Word for word, transcribe the lines below and drop the pictures.

- - - - - - -

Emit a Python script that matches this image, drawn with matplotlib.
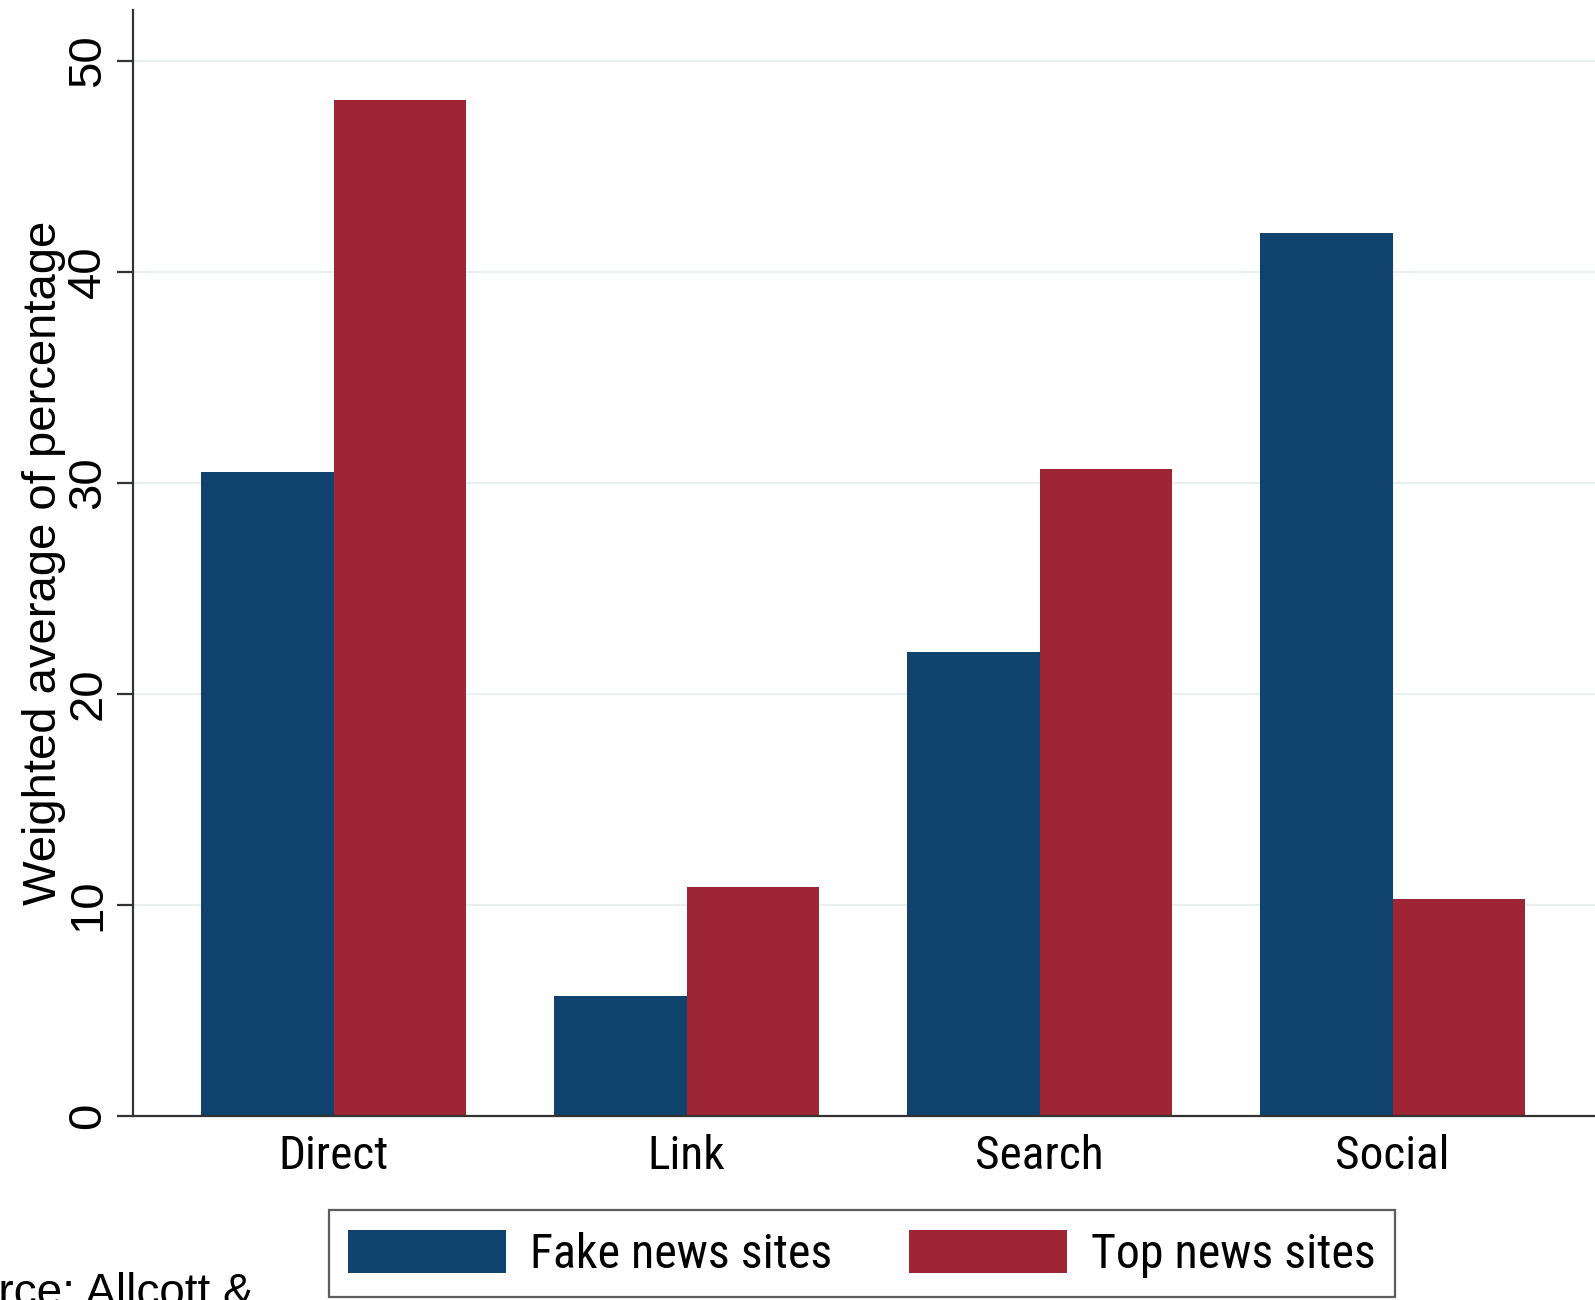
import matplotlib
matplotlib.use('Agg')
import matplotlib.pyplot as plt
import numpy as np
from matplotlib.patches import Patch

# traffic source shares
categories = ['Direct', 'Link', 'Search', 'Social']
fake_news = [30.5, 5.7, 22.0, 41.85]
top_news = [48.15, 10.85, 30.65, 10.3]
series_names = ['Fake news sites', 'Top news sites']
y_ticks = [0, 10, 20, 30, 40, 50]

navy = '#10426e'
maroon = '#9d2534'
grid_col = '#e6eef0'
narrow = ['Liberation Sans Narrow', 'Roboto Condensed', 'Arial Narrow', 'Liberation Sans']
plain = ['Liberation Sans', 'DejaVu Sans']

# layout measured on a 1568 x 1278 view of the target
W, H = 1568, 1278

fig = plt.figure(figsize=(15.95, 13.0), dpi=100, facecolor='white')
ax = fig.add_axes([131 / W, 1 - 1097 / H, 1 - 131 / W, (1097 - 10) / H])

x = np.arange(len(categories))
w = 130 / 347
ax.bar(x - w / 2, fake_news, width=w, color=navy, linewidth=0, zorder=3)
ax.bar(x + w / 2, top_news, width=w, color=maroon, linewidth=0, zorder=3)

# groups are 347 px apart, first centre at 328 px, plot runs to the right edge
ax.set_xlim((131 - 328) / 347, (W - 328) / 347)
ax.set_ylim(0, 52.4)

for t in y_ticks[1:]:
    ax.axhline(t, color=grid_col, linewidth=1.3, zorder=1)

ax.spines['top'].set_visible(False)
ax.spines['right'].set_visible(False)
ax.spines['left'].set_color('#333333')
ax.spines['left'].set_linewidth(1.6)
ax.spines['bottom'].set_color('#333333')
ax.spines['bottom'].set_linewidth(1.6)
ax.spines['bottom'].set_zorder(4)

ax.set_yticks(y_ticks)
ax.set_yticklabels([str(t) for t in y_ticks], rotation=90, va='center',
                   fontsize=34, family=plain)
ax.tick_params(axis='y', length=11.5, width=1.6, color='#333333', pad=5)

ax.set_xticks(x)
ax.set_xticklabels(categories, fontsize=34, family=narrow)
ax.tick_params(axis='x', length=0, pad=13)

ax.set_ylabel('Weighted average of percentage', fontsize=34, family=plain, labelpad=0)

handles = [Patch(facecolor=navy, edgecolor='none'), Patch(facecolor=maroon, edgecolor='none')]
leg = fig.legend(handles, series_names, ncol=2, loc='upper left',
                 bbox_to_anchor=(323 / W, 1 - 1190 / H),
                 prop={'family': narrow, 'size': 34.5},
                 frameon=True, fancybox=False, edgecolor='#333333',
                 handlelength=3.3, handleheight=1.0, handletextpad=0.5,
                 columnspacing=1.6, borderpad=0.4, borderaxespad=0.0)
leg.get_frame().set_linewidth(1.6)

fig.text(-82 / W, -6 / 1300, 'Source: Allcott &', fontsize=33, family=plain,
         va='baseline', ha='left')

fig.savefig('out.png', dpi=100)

- - - - - - -

▸ **CORRECT ANSWER**:
Emit a Python script that matches this image, drawn with matplotlib.
import matplotlib
matplotlib.use('Agg')
import matplotlib.pyplot as plt
import numpy as np
from matplotlib.patches import Patch

# traffic source shares
categories = ['Direct', 'Link', 'Search', 'Social']
fake_news = [30.5, 5.7, 22.0, 41.85]
top_news = [48.15, 10.85, 30.65, 10.3]
series_names = ['Fake news sites', 'Top news sites']
y_ticks = [0, 10, 20, 30, 40, 50]

navy = '#10426e'
maroon = '#9d2534'
grid_col = '#e6eef0'
narrow = ['Liberation Sans Narrow', 'Roboto Condensed', 'Arial Narrow', 'Liberation Sans']
plain = ['Liberation Sans', 'DejaVu Sans']

# layout measured on a 1568 x 1278 view of the target
W, H = 1568, 1278

fig = plt.figure(figsize=(15.95, 13.0), dpi=100, facecolor='white')
ax = fig.add_axes([131 / W, 1 - 1097 / H, 1 - 131 / W, (1097 - 10) / H])

x = np.arange(len(categories))
w = 130 / 347
ax.bar(x - w / 2, fake_news, width=w, color=navy, linewidth=0, zorder=3)
ax.bar(x + w / 2, top_news, width=w, color=maroon, linewidth=0, zorder=3)

# groups are 347 px apart, first centre at 328 px, plot runs to the right edge
ax.set_xlim((131 - 328) / 347, (W - 328) / 347)
ax.set_ylim(0, 52.4)

for t in y_ticks[1:]:
    ax.axhline(t, color=grid_col, linewidth=1.3, zorder=1)

ax.spines['top'].set_visible(False)
ax.spines['right'].set_visible(False)
ax.spines['left'].set_color('#333333')
ax.spines['left'].set_linewidth(1.6)
ax.spines['bottom'].set_color('#333333')
ax.spines['bottom'].set_linewidth(1.6)
ax.spines['bottom'].set_zorder(4)

ax.set_yticks(y_ticks)
ax.set_yticklabels([str(t) for t in y_ticks], rotation=90, va='center',
                   fontsize=34, family=plain)
ax.tick_params(axis='y', length=11.5, width=1.6, color='#333333', pad=5)

ax.set_xticks(x)
ax.set_xticklabels(categories, fontsize=34, family=narrow)
ax.tick_params(axis='x', length=0, pad=13)

ax.set_ylabel('Weighted average of percentage', fontsize=34, family=plain, labelpad=0)

handles = [Patch(facecolor=navy, edgecolor='none'), Patch(facecolor=maroon, edgecolor='none')]
leg = fig.legend(handles, series_names, ncol=2, loc='upper left',
                 bbox_to_anchor=(323 / W, 1 - 1190 / H),
                 prop={'family': narrow, 'size': 34.5},
                 frameon=True, fancybox=False, edgecolor='#333333',
                 handlelength=3.3, handleheight=1.0, handletextpad=0.5,
                 columnspacing=1.6, borderpad=0.4, borderaxespad=0.0)
leg.get_frame().set_linewidth(1.6)

fig.text(-82 / W, -6 / 1300, 'Source: Allcott &', fontsize=33, family=plain,
         va='baseline', ha='left')

fig.savefig('out.png', dpi=100)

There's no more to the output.